Neither Wilson nor Kowalczyk seemed to have answers on how those searches would be conducted, let alone who will be making the final decision.

Kowalczyk dismissed worries that the timing of Thomas’ decision may sway possible coaching candidates to stay away from Illinois since an interim AD may make the hire.

“Sometimes you have to take that leap of faith,” said Kowalczyk, who was hired by an interim chancellor at SIU. “I think the most important part of that decision with a coach is we have a great institution here with a tremendous body of work, tremendous history, tradition. To me, it should be a destination job.”

But without an answer on the permanent athletic director -- who undoubtedly will begin working for an interim chancellor because a permanent replacement likely won’t be found until next summer -- a prospective coach would be gambling a bit on an unknown destination.

“We’ve got people in these positions right now that are professionals,” Kowalczyk said. “Barb could be chancellor. She could be permanent chancellor. I could be permanent AD. (Interim provost Feser) could be a permanent provost. We got people who know what they’re doing. They’re professional. So if they (alumni and fans) need to hopefully take some faith and trust in that we know what we’re doing and we know how to handle these situations, then we’ll be fine.”

Kowalczyk has made football hires. One great: Jerry Kill, who led a huge turnaround at SIU (from 1-10 his first season at SIU to five straight FCS playoff appearances and three MVC titles). One bad: Steve Fairchild (who went 16-33 in four seasons at Colorado State). He also has made a few good basketball hires, promoting Matt Painter to replace Bruce Weber at SIU and hiring Tim Miles at Colorado State.

Kowalczyk, Wilson and Cubit all appear smart and qualified for their jobs. But none sounded empowered on Monday.

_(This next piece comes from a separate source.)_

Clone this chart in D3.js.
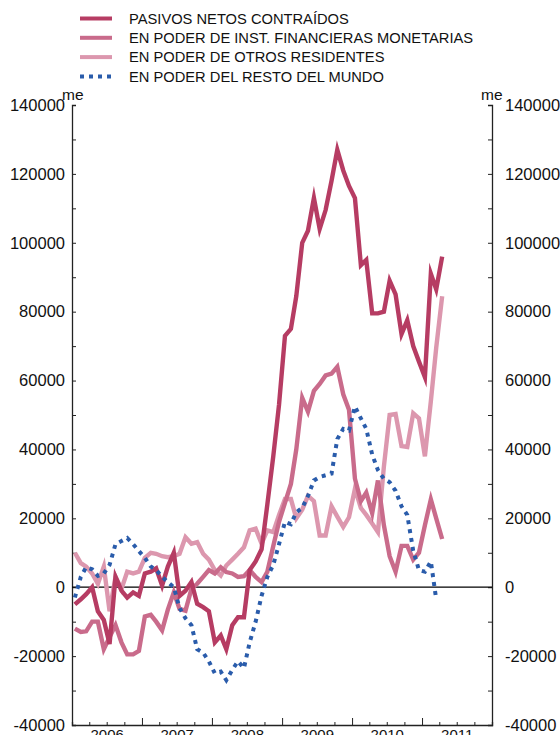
<!DOCTYPE html>
<html>
<head>
<meta charset="utf-8">
<script src="https://cdn.jsdelivr.net/npm/d3@7"></script>
<style>
  body { margin: 0; background: #fff; }
  svg { display: block; font-family: "Liberation Sans", Arial, Helvetica, sans-serif; }
</style>
</head>
<body>
<svg id="chart" width="560" height="735"></svg>
<script>
// monthly series, Jan 2006 .. Apr 2011 (millones de euros)
const months = d3.timeMonth.range(new Date(2006, 0, 1), new Date(2011, 4, 1));

const pasivosNetos = [
  -5000, -3500, -2000, 0, -7000, -9500, -16500, 3000, -1000, -3000, -1500, -2500,
  4000, 4500, 5500, 500, 6000, 10000, -2500, -1000, 1500, -4800, -5800, -7000,
  -16000, -14000, -18000, -11000, -8700, -8700, 5000, 7500, 11000, 24000, 38000, 53000,
  73000, 75000, 84500, 100000, 103500, 113000, 104000, 109500, 118000, 127000, 121000, 116500,
  113000, 93500, 95000, 79500, 79500, 80000, 89000, 85000, 73500, 77500, 70000, 65500,
  61000, 91000, 86500, 96000
];

const instFinancieras = [
  -12000, -13000, -12800, -10000, -10000, -18000, -14500, -11000, -16000, -19500, -19500, -18500,
  -8500, -8000, -10000, -12500, -6500, -1500, -6300, -6800, -500, 1000, 3000, 5000,
  4000, 5800, 4400, 4000, 3000, 3200, 5000, 3000, 1500, 4500, 12000, 19000,
  24500, 30000, 40000, 55000, 51000, 57000, 59000, 61500, 62000, 64000, 56000, 51500,
  31500, 25000, 27500, 21500, 31000, 18000, 9000, 4500, 12000, 12000, 8000, 10000,
  18000, 25500, 20000, 14000
];

const otrosResidentes = [
  10000, 7000, 6000, 4000, 1000, 6000, -7000, 3000, -500, 4500, 4000, 4500,
  8500, 10000, 9700, 9000, 8700, 9000, 9700, 14500, 12600, 13100, 9700, 8000,
  5000, 3400, 6300, 8000, 9700, 11600, 16500, 17000, 12600, 16500, 16000, 21000,
  25600, 25600, 20000, 22500, 26500, 25000, 15000, 15000, 23500, 20500, 17500, 20300,
  28600, 23000, 21000, 18500, 16000, 35000, 50000, 50300, 41000, 40700, 50500, 49000,
  38000, 54000, 69500, 84500
];

const restoMundo = [
  -3000, 3000, 5800, 5200, 3300, 4000, 6500, 12500, 13400, 14300, 12500, 10500,
  8500, 6000, 5000, 3000, 1500, 0, -6000, -9000, -11000, -18000, -19000, -21500,
  -25000, -24500, -27000, -24000, -21500, -23500, -16000, -10000, -2500, 3000, 6500, 12500,
  19000, 18300, 21800, 23000, 26500, 31000, 32000, 32500, 33000, 43000, 46000, 45500,
  52500, 49000, 46000, 38500, 34000, 31500, 30500, 28000, 23500, 21000, 10600, 5000,
  4500, 7500, -3500
];

const series = [
  { name: "EN PODER DE OTROS RESIDENTES", values: otrosResidentes, color: "#dc97ae", dash: null },
  { name: "EN PODER DE INST. FINANCIERAS MONETARIAS", values: instFinancieras, color: "#c96b8b", dash: null },
  { name: "PASIVOS NETOS CONTRAÍDOS", values: pasivosNetos, color: "#b63c63", dash: null },
  { name: "EN PODER DEL RESTO DEL MUNDO", values: restoMundo, color: "#2a5cab", dash: "4,5" }
];
const legendOrder = [2, 1, 0, 3];

const yTicks = d3.range(-40000, 140001, 10000);
const years = [2006, 2007, 2008, 2009, 2010, 2011];

// layout
const svg = d3.select("#chart");
const margin = { left: 72, right: 492, top: 105, bottom: 725 };

const x = d3.scaleTime()
  .domain([new Date(2006, 0, 1), new Date(2012, 0, 1)])
  .range([margin.left, margin.right]);

const y = d3.scaleLinear()
  .domain([-40000, 140000])
  .range([margin.bottom, margin.top]);

// mid-month position for each point
const xm = d => x(d3.timeDay.offset(d, 15));

// y axes
const fmt = d => (d % 20000 === 0 ? String(d) : "");

svg.append("g")
  .attr("transform", `translate(${margin.left},0)`)
  .call(d3.axisLeft(y).tickValues(yTicks).tickSize(-4).tickPadding(7).tickFormat(fmt))
  .call(g => g.selectAll("text").style("font-size", "16.5px").attr("fill", "#111"));

svg.append("g")
  .attr("transform", `translate(${margin.right},0)`)
  .call(d3.axisRight(y).tickValues(yTicks).tickSize(-4).tickPadding(13).tickFormat(fmt))
  .call(g => g.selectAll("text").style("font-size", "16.5px").attr("fill", "#111"));

// bottom axis: quarter ticks, longer at year boundaries
const quarters = d3.timeMonth.every(3).range(new Date(2006, 0, 1), new Date(2012, 0, 2));
svg.append("g")
  .attr("transform", `translate(0,${margin.bottom})`)
  .call(d3.axisBottom(x).tickValues(quarters).tickSize(-3).tickFormat(""))
  .call(g => g.selectAll(".tick line")
    .attr("y2", d => d.getMonth() === 0 ? -7 : -3));

svg.append("g")
  .attr("transform", `translate(0,${margin.bottom})`)
  .call(d3.axisBottom(x)
    .tickValues(years.map(yr => new Date(yr, 6, 1)))
    .tickSize(0).tickPadding(4)
    .tickFormat(d3.timeFormat("%Y")))
  .call(g => g.select(".domain").remove())
  .call(g => g.selectAll("text").style("font-size", "15px").attr("fill", "#111"));

svg.selectAll(".domain").attr("stroke", "#222").attr("stroke-width", 1.3);
svg.selectAll(".tick line").attr("stroke", "#222");

// unit labels
svg.append("text").attr("x", 62).attr("y", 100)
  .style("font-size", "15.5px").attr("fill", "#111").text("me");
svg.append("text").attr("x", 481).attr("y", 100)
  .style("font-size", "15.5px").attr("fill", "#111").text("me");

// zero line
svg.append("line")
  .attr("x1", margin.left).attr("x2", margin.right)
  .attr("y1", y(0)).attr("y2", y(0))
  .attr("stroke", "#000").attr("stroke-width", 1.3);

// lines
const line = d3.line()
  .x((d, i) => xm(months[i]))
  .y(d => y(d));

svg.selectAll(".series")
  .data(series)
  .join("path")
  .attr("class", "series")
  .attr("d", s => line(s.values))
  .attr("fill", "none")
  .attr("stroke", s => s.color)
  .attr("stroke-width", s => s.dash ? 4 : 4.4)
  .attr("stroke-dasharray", s => s.dash)
  .attr("stroke-linejoin", "miter")
  .attr("stroke-miterlimit", 6);

// legend
const legend = svg.append("g");
const rows = legend.selectAll("g")
  .data(legendOrder.map(i => series[i]))
  .join("g")
  .attr("transform", (d, i) => `translate(0,${18.5 + i * 19.3})`);

rows.append("line")
  .attr("x1", 80).attr("x2", 112)
  .attr("stroke", d => d.color)
  .attr("stroke-width", 4)
  .attr("stroke-dasharray", d => d.dash);

rows.append("text")
  .attr("x", 129).attr("dy", "0.36em")
  .style("font-size", "14.7px").attr("fill", "#111")
  .text(d => d.name);
</script>
</body>
</html>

Hopefully, those above them -- first-year university president Timothy Killeen (what did he get into?!) and the board of trustees -- have a clearer short-term plan of how to cut through this gloomy, foggy mess. Maybe the Thomas domino was the first in a calculated rebuild of an athletic department damaged by Beckman's bungles.

Hopefully that's the case, because the UI's appointed leaders on Monday didn’t sound too certain about the next step.

“These are challenging circumstances with which to assume the mantle,” Kowalczyk said. “I’m going to take the helm and try to calm the waters and get this thing moving in the right direction.”

Good luck. The future forecast appears cloudy --  at least to the interims and the rest of us.